Kate Leifeld


The Earned Income Tax Credit (EITC) is meant to help low-income, working taxpayers and their families by providing a refundable tax credit. In healthy economic times, the EITC is relied upon to pull low-income taxpayers and their children out of poverty. However, we are facing the toughest economic climate in decades. In September 2009, unemployment was reported to be at 9.7 percent. While the economic outlook has begun to show signs of improvement, the unemployment rate for February 2010 remained at 9.7 percent. Even when improvement starts, the turnaround will not be overnight. In this economic climate, the EITC becomes even more important. High levels of unemployment mean that many more families will struggle to make ends meet. Families that were already surviving on the margin will now face additional pressure just to survive. However, taxpayers who claim the EITC are subject to a high level of IRS examination because of perceived EITC fraud. In fact, EITC audits now comprise roughly 36 percent of all individual taxpayer audits. If not successful in the audit process, the taxpayer may be denied part or all of this valuable credit.
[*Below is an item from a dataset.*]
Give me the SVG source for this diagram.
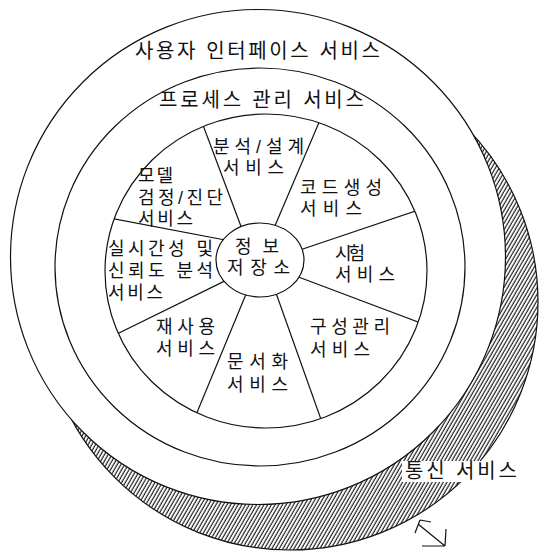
<svg xmlns="http://www.w3.org/2000/svg" width="546" height="559" viewBox="0 0 546 559">
<style>
.ln{fill:none;stroke:#111;stroke-width:1.2}
.wf{fill:#fff;stroke:#111;stroke-width:1.2}
.t{font-family:"Liberation Sans","Noto Sans CJK KR",sans-serif;font-size:18px;fill:#111;dominant-baseline:central}
.tt{font-size:20px}
</style>
<defs>
<pattern id="hatch" width="3.2" height="10" patternUnits="userSpaceOnUse" patternTransform="rotate(30)">
<line x1="1" y1="-1" x2="1" y2="11" stroke="#111" stroke-width="1.1"/>
</pattern>
<clipPath id="wheelClip"><ellipse cx="266" cy="271" rx="161" ry="157"/></clipPath>
</defs>
<rect width="546" height="559" fill="#fff"/>
<g id="communication-shadow">
<circle cx="290" cy="302" r="248" fill="url(#hatch)" stroke="#111" stroke-width="1.2"/>
</g>
<g id="user-interface-service">
<circle class="wf" cx="258" cy="257" r="247.5"/>
<text class="t tt" x="135" y="51" textLength="245" lengthAdjust="spacing">사용자 인터페이스 서비스</text>
</g>
<g id="process-management-service">
<ellipse class="ln" cx="260" cy="267" rx="205" ry="199"/>
<text class="t tt" x="159" y="100" textLength="205" lengthAdjust="spacing">프로세스 관리 서비스</text>
</g>
<g id="wheel">
<ellipse class="ln" cx="266" cy="271" rx="161" ry="157"/>
</g>
<g id="connectors" clip-path="url(#wheelClip)" class="ln">
<line x1="244.9" y1="236.7" x2="194.2" y2="101.7"/>
<line x1="270.2" y1="237" x2="328.7" y2="99.7"/>
<line x1="288" y1="254" x2="441" y2="202.3"/>
<line x1="238.2" y1="242.5" x2="89.7" y2="214.1"/>
<line x1="239.2" y1="273.9" x2="95.7" y2="344.5"/>
<line x1="252.2" y1="279.2" x2="187" y2="436.6"/>
<line x1="270.2" y1="276.7" x2="328.7" y2="441"/>
<line x1="281.2" y1="270.5" x2="444.1" y2="331.8"/>
</g>
<g id="repository">
<ellipse class="wf" cx="260" cy="260" rx="44" ry="37"/>
<text class="t" x="235" y="247" textLength="44" lengthAdjust="spacing">정보</text>
<text class="t" x="227" y="268" textLength="63" lengthAdjust="spacing">저장소</text>
</g>
<g id="analysis-design">
<text class="t" x="213" y="146.5" textLength="91" lengthAdjust="spacing">분석/설계</text>
<text class="t" x="223" y="167.5" textLength="61" lengthAdjust="spacing">서비스</text>
</g>
<g id="model-verification">
<text class="t" x="138" y="176" textLength="35" lengthAdjust="spacing">모델</text>
<text class="t" x="138" y="197.5" textLength="85" lengthAdjust="spacing">검정/진단</text>
<text class="t" x="138" y="218.5" textLength="55" lengthAdjust="spacing">서비스</text>
</g>
<g id="code-generation">
<text class="t" x="300" y="187.5" textLength="82" lengthAdjust="spacing">코드생성</text>
<text class="t" x="300" y="209" textLength="62" lengthAdjust="spacing">서비스</text>
</g>
<g id="realtime-reliability">
<text class="t" x="108" y="249" textLength="105" lengthAdjust="spacing">실시간성 및</text>
<text class="t" x="108" y="271" textLength="105" lengthAdjust="spacing">신뢰도 분석</text>
<text class="t" x="108" y="292.5" textLength="55" lengthAdjust="spacing">서비스</text>
</g>
<g id="test">
<text class="t" x="335" y="253.5" textLength="30" lengthAdjust="spacing">시험</text>
<text class="t" x="335" y="275" textLength="60" lengthAdjust="spacing">서비스</text>
</g>
<g id="configuration-management">
<text class="t" x="310" y="327" textLength="80" lengthAdjust="spacing">구성관리</text>
<text class="t" x="310" y="350" textLength="60" lengthAdjust="spacing">서비스</text>
</g>
<g id="reuse">
<text class="t" x="156" y="327" textLength="59" lengthAdjust="spacing">재사용</text>
<text class="t" x="156" y="349" textLength="59" lengthAdjust="spacing">서비스</text>
</g>
<g id="documentation">
<text class="t" x="227" y="362" textLength="61" lengthAdjust="spacing">문서화</text>
<text class="t" x="227" y="385" textLength="61" lengthAdjust="spacing">서비스</text>
</g>
<g id="communication-service">
<rect x="402" y="461" width="118" height="21" fill="#fff"/>
<text class="t tt" x="405" y="471" textLength="112" lengthAdjust="spacing">통신 서비스</text>
<path class="ln" d="M420,520 L415,533 M420,520 L431,522 M418,524 L445,546 M445,546 L422,546 M445,546 L446,529"/>
</g>
</svg>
A study that appeared in the 2007 National Taxpayer Advocate Report to Congress (2007 NTA study) revealed that when taxpayers have professional representation during an EITC audit, they are almost twice as likely to be found eligible for the EITC as unrepresented taxpayers. This study demonstrates that fraud is not the sole cause of EITC noncompliance. It also shows that representation can make a positive impact for low-income taxpayers.